Judging the Royals

Royals are swept by the A’s: What happened?

Oakland’s Danny Valencia was greeted after scoring on a double by Yonder Alonso in the first inning Wednesday.
Oakland’s Danny Valencia was greeted after scoring on a double by Yonder Alonso in the first inning Wednesday. jsleezer@kcstar.com

On Thursday night the last-place Oakland A’s completed a four-game sweep of the Kansas City Royals and now the A’s aren’t in last place anymore and the Royals’ hopes for a wild-card spot are all but gone.

So how did it happen?

How did a team last in the league in runs scored, second in the league in runs allowed, third in the league in errors and 14th in the league in collective ERA beat the Royals four games straight?

To understand how the Royals lost, let’s start by taking a look at how the Royals win.

The Royals formula for winning

When the Royals allow the other team to score four runs, their record is 9-9. When the other team scores three runs or fewer, the Royals record is 55-13; when the other team scores five runs or more the Royals record is 10-50.

So if the Royals want to win consistently here’s what needs to happen:

1. The starting pitchers hand a lead to the best relievers in the bullpen.

2. The pitching and defense keep the score to four runs or less.

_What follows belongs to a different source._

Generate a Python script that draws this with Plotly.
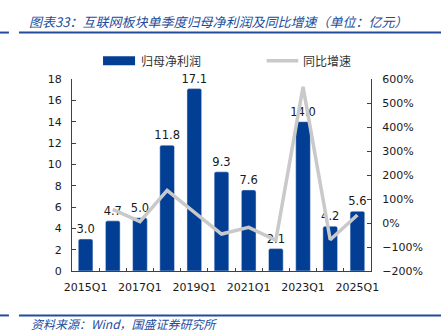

3. The offense can then use small-ball strategies to scratch out enough runs to win.

What happened in the Oakland series?

1. The starting pitchers provided the Royals with one quality start — Danny Duffy’s — and handed only one lead to the bullpen. When a starting pitcher leaves the game the manager has to decide which relievers to use and managers don’t like to use their best relievers unless they have a lead. So instead of Wade Davis and Kelvin Herrera — who did not pitch in the series — we were seeing guys like Kevin McCarthy (11.57 ERA), Brooks Pounders (12.10 ERA) and Alec Mills (13.50 ERA).

2. Over the four-game series the Royals bullpen surrendered 21 runs; once the starter left, the bullpen made things worse. The defense made at least one error in every game — a couple of them crucial — and finished with a total of five errors in the four-game series. And no matter how well your defense plays they can’t defend a walk and Royals pitchers walked 24 batters in the Oakland series.

3. So because the pitching and defense couldn’t keep the score low, the offense was taken out of its game. The Royals attempted two stolen bases the entire series and that was in the Duffy game. In the other three games the Royals were down so quickly and by so much, being aggressive on the base paths or playing for one run didn’t make much sense. When the Toronto Blue Jays were in town, manager John Gibbons said if they got in a one-run game with the Royals they’d have a hard time winning because it wasn’t their kind of game. Same goes for the Royals in a slugfest; they’re not built to play that way and this four-game series with the Oakland A’s proves it.

A couple other things to watch for; two out rallies and two-strike hits

If I counted correctly the A’s scored 14 runs after the Royals already had two outs in an inning. Oddly enough — or maybe not that oddly if you know something about psychology – pitchers can be vulnerable when they should have an overwhelming advantage; once they get two outs in an inning or two strikes on a hitter, pitchers sometimes relax, lose focus and get beat.

This season Royals pitchers have given up 24 home runs in 0-2 or 1-2 counts; just when they have a hitter at their mercy they sometimes throw bad pitches.

Pay attention to what happens after a pitcher gets the second out of an inning or has a hitter in a two-strike count; does the pitcher bear down and finish the job or does he relax and slop a bad pitch up to the plate?

The White Sox series

The Royals now start a four-game series against the White Sox. There are 16 games left in the season and whatever happens try to enjoy them. Unless a miracle happens, you probably won’t see any more Royals baseball until next spring.